### Short task
Exactly and only the lines from the first entry through the line with "(0,0) rectangle (768,546);" should be copied, both ends included, with no pictures.

### Supplied information

- - - - - - -

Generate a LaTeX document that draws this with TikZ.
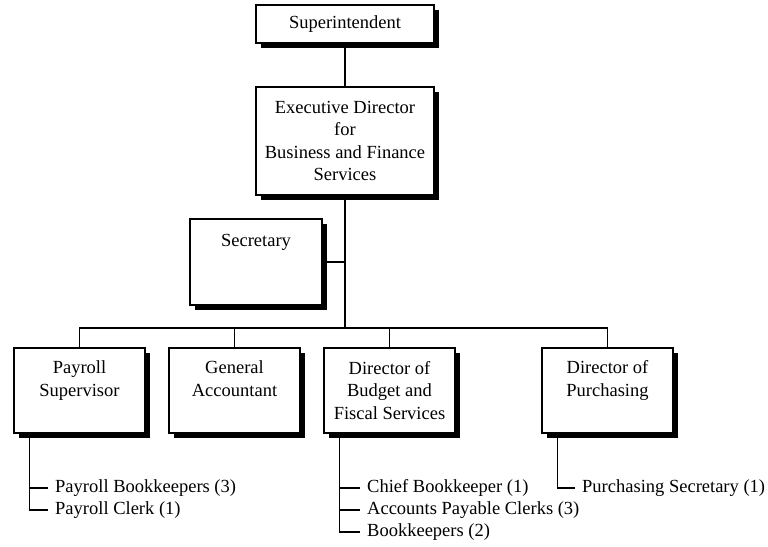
\documentclass[tikz,border=0pt]{standalone}
\usepackage{fontspec}
\setmainfont{Liberation Serif}
\usetikzlibrary{shadows}
\begin{document}
\begin{tikzpicture}[x=1pt,y=-1pt,
  every node/.style={font=\fontsize{18.5}{22.5}\selectfont},
  orgbox/.style={draw, line width=1.2pt, fill=white, inner sep=0pt,
    drop shadow={shadow xshift=4.5pt, shadow yshift=-4.5pt, fill=black, opacity=1}},
  boxlabel/.style={anchor=base, align=center, inner sep=0pt},
  item/.style={anchor=west, inner xsep=7pt, inner ysep=0pt},
  link/.style={line width=1.2pt}]
\useasboundingbox (0,0) rectangle (768,546);

% top of the chart
\node[orgbox, minimum width=178pt, minimum height=38pt] (sup) at (345,24) {Superintendent};
\node[orgbox, minimum width=178pt, minimum height=108pt, align=center] (exec) at (345,141)
  {Executive Director\\for\\Business and Finance\\Services};
\node[orgbox, minimum width=132pt, minimum height=86pt] (sec) at (256,262) {};
\node[boxlabel] (sect) at (256,246) {Secretary};

% department heads (labels placed by the baseline of their last line)
\node[orgbox, minimum width=131pt, minimum height=85pt] (pay) at (79.5,390.5) {};
\node[orgbox, minimum width=131pt, minimum height=85pt] (gen) at (234.5,390.5) {};
\node[orgbox, minimum width=131pt, minimum height=85pt] (bud) at (389.5,390.5) {};
\node[orgbox, minimum width=131pt, minimum height=85pt] (pur) at (607.5,390.5) {};
\node[boxlabel] (payt) at (79.5,396) {Payroll\\Supervisor};
\node[boxlabel] (gent) at (234.5,396) {General\\Accountant};
\node[boxlabel] (budt) at (389.5,419) {Director of\\Budget and\\Fiscal Services};
\node[boxlabel] (purt) at (607.5,396) {Director of\\Purchasing};

% connectors between boxes
\draw[link] (sup.south) -- (exec.north);
\coordinate (bus) at (345,328);
\draw[link] (exec.south) -- (bus);
\draw[link] (sec.east) -- (sec.east -| exec.south);
\draw[link] (pay.north) |- (bus) -| (pur.north);
\draw[link] (gen.north) -- (gen.north |- bus);
\draw[link] (bud.north) -- (bud.north |- bus);

% staff lists
\node[item] (pb) at (48,488) {Payroll Bookkeepers (3)};
\node[item] (pc) at (48,510) {Payroll Clerk (1)};
\node[item] (cb) at (360,488) {Chief Bookkeeper (1)};
\node[item] (ap) at (360,510) {Accounts Payable Clerks (3)};
\node[item] (bk) at (360,532) {Bookkeepers (2)};
\node[item] (ps) at (575,488) {Purchasing Secretary (1)};

\coordinate (payv) at ([xshift=16pt]pay.south west);
\coordinate (budv) at ([xshift=16pt]bud.south west);
\coordinate (purv) at ([xshift=16pt]pur.south west);
\draw[link] (payv) |- (pc.west);
\draw[link] (payv |- pb.west) -- (pb.west);
\draw[link] (budv) |- (bk.west);
\draw[link] (budv |- cb.west) -- (cb.west);
\draw[link] (budv |- ap.west) -- (ap.west);
\draw[link] (purv) |- (ps.west);
\end{tikzpicture}
\end{document}
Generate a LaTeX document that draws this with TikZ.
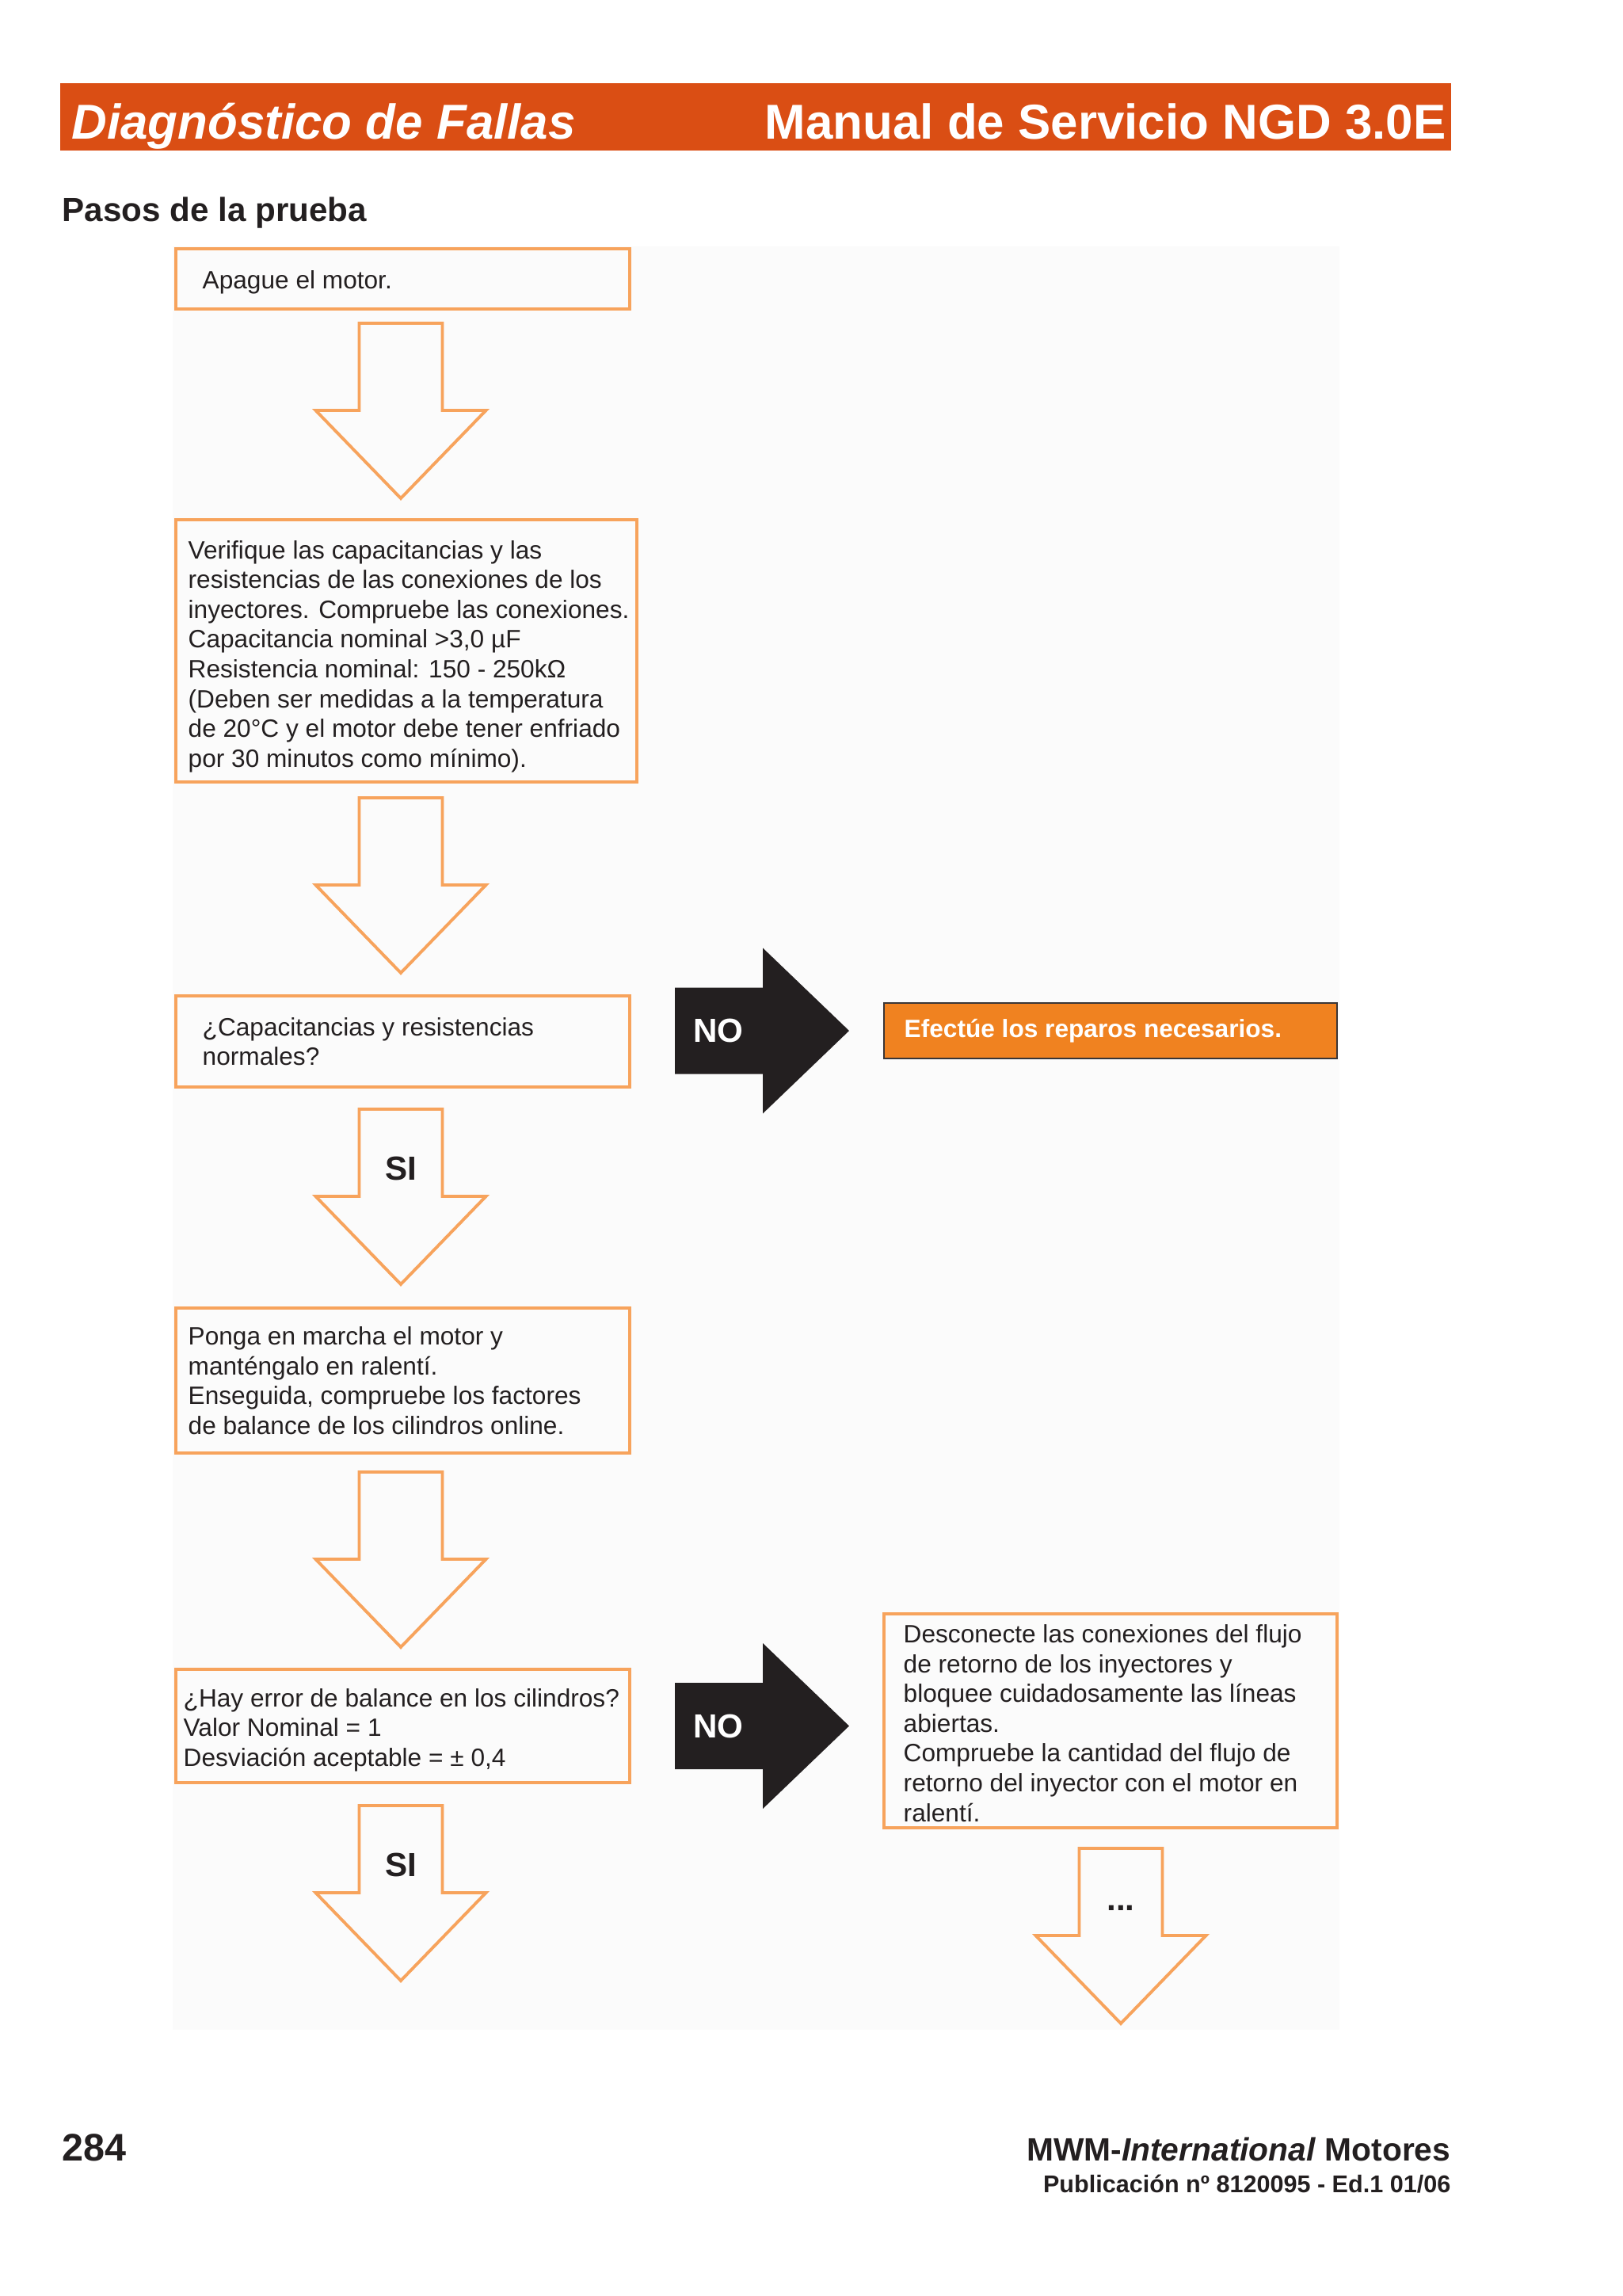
\documentclass[tikz,border=0pt]{standalone}
\usepackage{fontspec}
\setmainfont{Liberation Sans}
\usetikzlibrary{positioning}

\definecolor{rojotitulo}{RGB}{218,78,20}
\definecolor{naranja}{RGB}{247,163,92}
\definecolor{naranjafondo}{RGB}{240,130,32}
\definecolor{negro}{RGB}{35,31,32}
\definecolor{fondo}{RGB}{251,251,251}

\tikzset{
  caja/.style={draw=naranja, line width=1pt, inner sep=0pt, outer sep=0pt},
  texto/.style={inner sep=0pt, align=left, text=negro, font=\fontsize{9}{10.7}\selectfont},
  titulo/.style={inner sep=0pt, text=white, font=\fontsize{17.6}{20}\selectfont\bfseries},
  flecha/.style={draw=naranja, line width=1.1pt, line join=miter},
  etiq/.style={inner sep=0pt, font=\fontsize{12}{14}\selectfont\bfseries},
  pics/bajada/.default={},
  pics/bajada/.style={code={
      \draw[flecha] (-0.525,0) -- (-0.525,-1.10) -- (-1.075,-1.10) -- (0,-2.21)
        -- (1.075,-1.10) -- (0.525,-1.10) -- (0.525,0) -- cycle;
      \node[etiq, text=negro] (txt) at (0,-0.75) {#1};
  }},
  pics/lado/.style={code={
      \fill[negro] (0,0.545) -- (1.11,0.545) -- (1.11,1.045) -- (2.20,0)
        -- (1.11,-1.045) -- (1.11,-0.545) -- (0,-0.545) -- cycle;
      \node[etiq, text=white] (txt) at (0.55,0) {NO};
  }}
}

\begin{document}
\begin{tikzpicture}
    \useasboundingbox (0,0) rectangle (20.48,-28.98);
    \fill[white] (0,0) rectangle (20.48,-28.98);
    \fill[fondo] (2.18,-3.11) rectangle (16.91,-25.62);
    \fill[rojotitulo] (0.76,-1.05) rectangle (18.32,-1.90);
    \node[titulo, anchor=base west] (tizq) at (0.90,-1.756) {\itshape Diagnóstico de Fallas};
    \node[titulo, anchor=base east] (tder) at (18.26,-1.756) {Manual de Servicio NGD 3.0E};
    \node[anchor=base west, inner sep=0pt, text=negro, font=\fontsize{12}{14}\selectfont\bfseries] (pasos) at (0.78,-2.79) {Pasos de la prueba};
    \coordinate (eje) at (5.06,0);
    \coordinate (eje2) at (14.15,0);

    \node[caja, minimum width=5.73cm, minimum height=0.76cm] (paso1) at (5.085,-3.52) {};
    \node[texto, right=0.33cm of paso1.west, yshift=-0.04cm] (t1) {Apague el motor.};
    \pic (f1) [yshift=-0.18cm] at (eje |- paso1.south) {bajada};

    \node[caja, minimum width=5.82cm, minimum height=3.31cm] (paso2) at (5.13,-8.215) {};
    \node[texto, right=0.15cm of paso2.west, yshift=-0.07cm] (t2) {Verifique las capacitancias y las\\
      resistencias de las conexiones de los\\
      inyectores. Compruebe las conexiones.\\
      Capacitancia nominal >3,0 µF\\
      Resistencia nominal: 150 - 250kΩ\\
      (Deben ser medidas a la temperatura\\
      de 20°C y el motor debe tener enfriado\\
      por 30 minutos como mínimo).};
    \pic (f2) [yshift=-0.20cm] at (eje |- paso2.south) {bajada};

    \node[caja, minimum width=5.73cm, minimum height=1.15cm] (paso3) at (5.085,-13.145) {};
    \node[texto, right=0.33cm of paso3.west] (t3) {¿Capacitancias y resistencias\\normales?};
    \node[draw=negro!90, fill=naranjafondo, line width=0.8pt, inner sep=0pt, outer sep=0pt,
      minimum width=5.72cm, minimum height=0.70cm] (repara) at (14.02,-13.01) {};
    \node[texto, right=0.25cm of repara.west, text=white, font=\fontsize{9}{10.7}\selectfont\bfseries] (trep) {Efectúe los reparos necesarios.};
    \coordinate (n1) at (paso3.east |- repara.west);
    \pic (no1) [xshift=0.57cm] at (n1) {lado};
    \pic (s1) [yshift=-0.28cm] at (eje |- paso3.south) {bajada=SI};

    \node[caja, minimum width=5.73cm, minimum height=1.83cm] (paso4) at (5.085,-17.425) {};
    \node[texto, right=0.15cm of paso4.west] (t4) {Ponga en marcha el motor y\\
      manténgalo en ralentí.\\
      Enseguida, compruebe los factores\\
      de balance de los cilindros online.};
    \pic (f3) [yshift=-0.24cm] at (eje |- paso4.south) {bajada};

    \node[caja, minimum width=5.73cm, minimum height=1.43cm] (paso5) at (5.085,-21.785) {};
    \node[texto, right=0.09cm of paso5.west, yshift=-0.05cm] (t5) {¿Hay error de balance en los cilindros?\\
      Valor Nominal = 1\\
      Desviación aceptable = ± 0,4};
    \pic (no2) [xshift=0.57cm] at (paso5.east) {lado};
    \pic (s2) [yshift=-0.29cm] at (eje |- paso5.south) {bajada=SI};

    \node[caja, minimum width=5.72cm, minimum height=2.70cm] (paso6) at (14.02,-21.72) {};
    \node[texto, right=0.24cm of paso6.west, yshift=-0.03cm] (t6) {Desconecte las conexiones del flujo\\
      de retorno de los inyectores y\\
      bloquee cuidadosamente las líneas\\
      abiertas.\\
      Compruebe la cantidad del flujo de\\
      retorno del inyector con el motor en\\
      ralentí.};
    \pic (f4) [yshift=-0.26cm] at (eje2 |- paso6.south) {bajada=...};

    \node[anchor=base west, inner sep=0pt, text=negro, font=\fontsize{13.8}{16}\selectfont\bfseries] (pagina) at (0.78,-27.27) {284};
    \node[anchor=base east, inner sep=0pt, text=negro, font=\fontsize{11.6}{14}\selectfont\bfseries] (marca) at (18.32,-27.27) {MWM-\textit{International} Motores};
    \node[anchor=base east, inner sep=0pt, text=negro, font=\fontsize{8.7}{10}\selectfont\bfseries] (publ) at (18.32,-27.67) {Publicación nº 8120095 - Ed.1 01/06};
\end{tikzpicture}
\end{document}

- - - - - - -

### Solution to this task
Generate a LaTeX document that draws this with TikZ.
\documentclass[tikz,border=0pt]{standalone}
\usepackage{fontspec}
\setmainfont{Liberation Serif}
\usetikzlibrary{shadows}
\begin{document}
\begin{tikzpicture}[x=1pt,y=-1pt,
  every node/.style={font=\fontsize{18.5}{22.5}\selectfont},
  orgbox/.style={draw, line width=1.2pt, fill=white, inner sep=0pt,
    drop shadow={shadow xshift=4.5pt, shadow yshift=-4.5pt, fill=black, opacity=1}},
  boxlabel/.style={anchor=base, align=center, inner sep=0pt},
  item/.style={anchor=west, inner xsep=7pt, inner ysep=0pt},
  link/.style={line width=1.2pt}]
\useasboundingbox (0,0) rectangle (768,546);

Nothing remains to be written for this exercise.